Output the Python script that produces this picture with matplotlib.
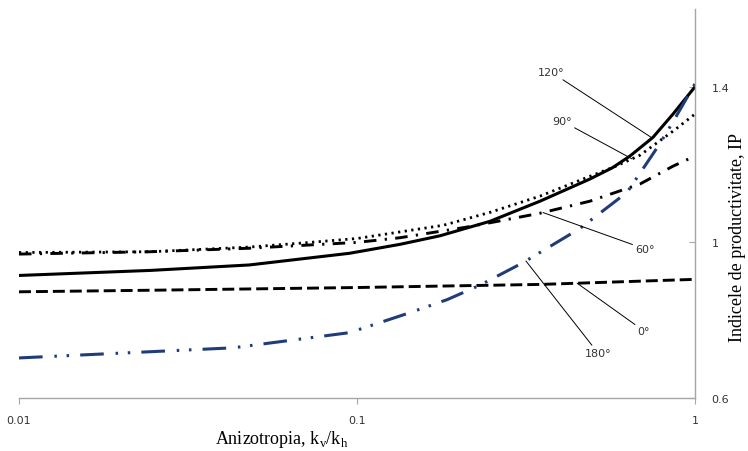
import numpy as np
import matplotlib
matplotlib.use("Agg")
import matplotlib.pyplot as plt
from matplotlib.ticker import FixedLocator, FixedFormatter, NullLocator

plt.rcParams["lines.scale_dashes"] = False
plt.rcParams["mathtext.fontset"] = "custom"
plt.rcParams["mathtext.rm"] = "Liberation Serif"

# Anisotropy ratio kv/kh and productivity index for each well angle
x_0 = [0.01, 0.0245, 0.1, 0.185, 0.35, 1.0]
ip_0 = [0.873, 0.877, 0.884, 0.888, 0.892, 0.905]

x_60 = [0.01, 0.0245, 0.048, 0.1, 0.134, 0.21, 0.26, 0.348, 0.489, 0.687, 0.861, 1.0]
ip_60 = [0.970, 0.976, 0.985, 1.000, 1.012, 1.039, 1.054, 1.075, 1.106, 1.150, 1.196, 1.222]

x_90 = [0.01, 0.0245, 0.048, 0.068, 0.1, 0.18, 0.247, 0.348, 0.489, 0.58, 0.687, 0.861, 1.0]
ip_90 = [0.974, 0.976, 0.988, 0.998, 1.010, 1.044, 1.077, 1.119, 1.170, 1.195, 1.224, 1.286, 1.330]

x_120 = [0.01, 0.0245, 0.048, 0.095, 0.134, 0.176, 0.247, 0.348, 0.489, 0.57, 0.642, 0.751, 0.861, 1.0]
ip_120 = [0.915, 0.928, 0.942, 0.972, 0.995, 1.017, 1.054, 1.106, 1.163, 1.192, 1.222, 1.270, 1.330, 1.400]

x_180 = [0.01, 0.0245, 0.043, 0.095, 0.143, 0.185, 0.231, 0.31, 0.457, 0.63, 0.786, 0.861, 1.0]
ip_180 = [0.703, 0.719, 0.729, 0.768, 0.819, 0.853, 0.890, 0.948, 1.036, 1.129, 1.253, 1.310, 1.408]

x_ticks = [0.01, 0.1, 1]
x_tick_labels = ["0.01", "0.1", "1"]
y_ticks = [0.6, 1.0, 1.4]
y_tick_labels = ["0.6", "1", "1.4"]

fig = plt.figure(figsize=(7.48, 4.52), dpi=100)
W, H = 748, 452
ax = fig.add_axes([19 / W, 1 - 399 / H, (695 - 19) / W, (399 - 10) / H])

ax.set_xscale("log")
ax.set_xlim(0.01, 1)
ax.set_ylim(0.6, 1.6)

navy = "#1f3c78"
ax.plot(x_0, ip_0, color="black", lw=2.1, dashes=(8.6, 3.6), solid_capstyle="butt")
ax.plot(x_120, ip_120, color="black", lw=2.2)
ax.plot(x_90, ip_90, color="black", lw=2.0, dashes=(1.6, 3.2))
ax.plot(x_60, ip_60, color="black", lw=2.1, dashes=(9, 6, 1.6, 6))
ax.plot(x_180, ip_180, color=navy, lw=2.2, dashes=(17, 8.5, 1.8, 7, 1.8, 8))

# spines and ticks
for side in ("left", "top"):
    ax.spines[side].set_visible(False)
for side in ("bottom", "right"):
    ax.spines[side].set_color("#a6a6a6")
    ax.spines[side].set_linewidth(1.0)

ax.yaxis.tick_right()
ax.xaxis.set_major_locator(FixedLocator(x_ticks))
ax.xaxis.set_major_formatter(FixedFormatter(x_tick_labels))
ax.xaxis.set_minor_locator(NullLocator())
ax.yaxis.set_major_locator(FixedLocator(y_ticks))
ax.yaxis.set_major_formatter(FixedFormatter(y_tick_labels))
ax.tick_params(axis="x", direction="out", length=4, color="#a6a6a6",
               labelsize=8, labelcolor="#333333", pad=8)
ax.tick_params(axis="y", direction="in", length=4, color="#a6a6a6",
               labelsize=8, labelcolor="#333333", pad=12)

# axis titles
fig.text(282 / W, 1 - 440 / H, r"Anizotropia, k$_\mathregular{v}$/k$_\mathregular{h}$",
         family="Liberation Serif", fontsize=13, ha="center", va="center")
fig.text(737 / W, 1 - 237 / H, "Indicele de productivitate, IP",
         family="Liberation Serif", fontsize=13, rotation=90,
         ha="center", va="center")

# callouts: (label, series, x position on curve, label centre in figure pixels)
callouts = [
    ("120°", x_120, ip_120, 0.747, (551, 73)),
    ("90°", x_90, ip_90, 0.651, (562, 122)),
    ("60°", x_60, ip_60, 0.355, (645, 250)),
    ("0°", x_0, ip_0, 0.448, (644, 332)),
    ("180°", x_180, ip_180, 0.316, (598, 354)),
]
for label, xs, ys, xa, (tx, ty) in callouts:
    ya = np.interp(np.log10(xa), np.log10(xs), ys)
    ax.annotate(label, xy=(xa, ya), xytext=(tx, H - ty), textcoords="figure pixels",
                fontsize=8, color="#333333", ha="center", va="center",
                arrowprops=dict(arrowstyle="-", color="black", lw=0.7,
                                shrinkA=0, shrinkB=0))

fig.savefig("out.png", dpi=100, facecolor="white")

····················

**What you should do**
Leave out the pictures and print every line of the data exactly.

**Response to the task**
Output the Python script that produces this picture with matplotlib.
import numpy as np
import matplotlib
matplotlib.use("Agg")
import matplotlib.pyplot as plt
from matplotlib.ticker import FixedLocator, FixedFormatter, NullLocator

plt.rcParams["lines.scale_dashes"] = False
plt.rcParams["mathtext.fontset"] = "custom"
plt.rcParams["mathtext.rm"] = "Liberation Serif"

# Anisotropy ratio kv/kh and productivity index for each well angle
x_0 = [0.01, 0.0245, 0.1, 0.185, 0.35, 1.0]
ip_0 = [0.873, 0.877, 0.884, 0.888, 0.892, 0.905]

x_60 = [0.01, 0.0245, 0.048, 0.1, 0.134, 0.21, 0.26, 0.348, 0.489, 0.687, 0.861, 1.0]
ip_60 = [0.970, 0.976, 0.985, 1.000, 1.012, 1.039, 1.054, 1.075, 1.106, 1.150, 1.196, 1.222]

x_90 = [0.01, 0.0245, 0.048, 0.068, 0.1, 0.18, 0.247, 0.348, 0.489, 0.58, 0.687, 0.861, 1.0]
ip_90 = [0.974, 0.976, 0.988, 0.998, 1.010, 1.044, 1.077, 1.119, 1.170, 1.195, 1.224, 1.286, 1.330]

x_120 = [0.01, 0.0245, 0.048, 0.095, 0.134, 0.176, 0.247, 0.348, 0.489, 0.57, 0.642, 0.751, 0.861, 1.0]
ip_120 = [0.915, 0.928, 0.942, 0.972, 0.995, 1.017, 1.054, 1.106, 1.163, 1.192, 1.222, 1.270, 1.330, 1.400]

x_180 = [0.01, 0.0245, 0.043, 0.095, 0.143, 0.185, 0.231, 0.31, 0.457, 0.63, 0.786, 0.861, 1.0]
ip_180 = [0.703, 0.719, 0.729, 0.768, 0.819, 0.853, 0.890, 0.948, 1.036, 1.129, 1.253, 1.310, 1.408]

x_ticks = [0.01, 0.1, 1]
x_tick_labels = ["0.01", "0.1", "1"]
y_ticks = [0.6, 1.0, 1.4]
y_tick_labels = ["0.6", "1", "1.4"]

fig = plt.figure(figsize=(7.48, 4.52), dpi=100)
W, H = 748, 452
ax = fig.add_axes([19 / W, 1 - 399 / H, (695 - 19) / W, (399 - 10) / H])

ax.set_xscale("log")
ax.set_xlim(0.01, 1)
ax.set_ylim(0.6, 1.6)

navy = "#1f3c78"
ax.plot(x_0, ip_0, color="black", lw=2.1, dashes=(8.6, 3.6), solid_capstyle="butt")
ax.plot(x_120, ip_120, color="black", lw=2.2)
ax.plot(x_90, ip_90, color="black", lw=2.0, dashes=(1.6, 3.2))
ax.plot(x_60, ip_60, color="black", lw=2.1, dashes=(9, 6, 1.6, 6))
ax.plot(x_180, ip_180, color=navy, lw=2.2, dashes=(17, 8.5, 1.8, 7, 1.8, 8))

# spines and ticks
for side in ("left", "top"):
    ax.spines[side].set_visible(False)
for side in ("bottom", "right"):
    ax.spines[side].set_color("#a6a6a6")
    ax.spines[side].set_linewidth(1.0)

ax.yaxis.tick_right()
ax.xaxis.set_major_locator(FixedLocator(x_ticks))
ax.xaxis.set_major_formatter(FixedFormatter(x_tick_labels))
ax.xaxis.set_minor_locator(NullLocator())
ax.yaxis.set_major_locator(FixedLocator(y_ticks))
ax.yaxis.set_major_formatter(FixedFormatter(y_tick_labels))
ax.tick_params(axis="x", direction="out", length=4, color="#a6a6a6",
               labelsize=8, labelcolor="#333333", pad=8)
ax.tick_params(axis="y", direction="in", length=4, color="#a6a6a6",
               labelsize=8, labelcolor="#333333", pad=12)

# axis titles
fig.text(282 / W, 1 - 440 / H, r"Anizotropia, k$_\mathregular{v}$/k$_\mathregular{h}$",
         family="Liberation Serif", fontsize=13, ha="center", va="center")
fig.text(737 / W, 1 - 237 / H, "Indicele de productivitate, IP",
         family="Liberation Serif", fontsize=13, rotation=90,
         ha="center", va="center")

# callouts: (label, series, x position on curve, label centre in figure pixels)
callouts = [
    ("120°", x_120, ip_120, 0.747, (551, 73)),
    ("90°", x_90, ip_90, 0.651, (562, 122)),
    ("60°", x_60, ip_60, 0.355, (645, 250)),
    ("0°", x_0, ip_0, 0.448, (644, 332)),
    ("180°", x_180, ip_180, 0.316, (598, 354)),
]
for label, xs, ys, xa, (tx, ty) in callouts:
    ya = np.interp(np.log10(xa), np.log10(xs), ys)
    ax.annotate(label, xy=(xa, ya), xytext=(tx, H - ty), textcoords="figure pixels",
                fontsize=8, color="#333333", ha="center", va="center",
                arrowprops=dict(arrowstyle="-", color="black", lw=0.7,
                                shrinkA=0, shrinkB=0))

fig.savefig("out.png", dpi=100, facecolor="white")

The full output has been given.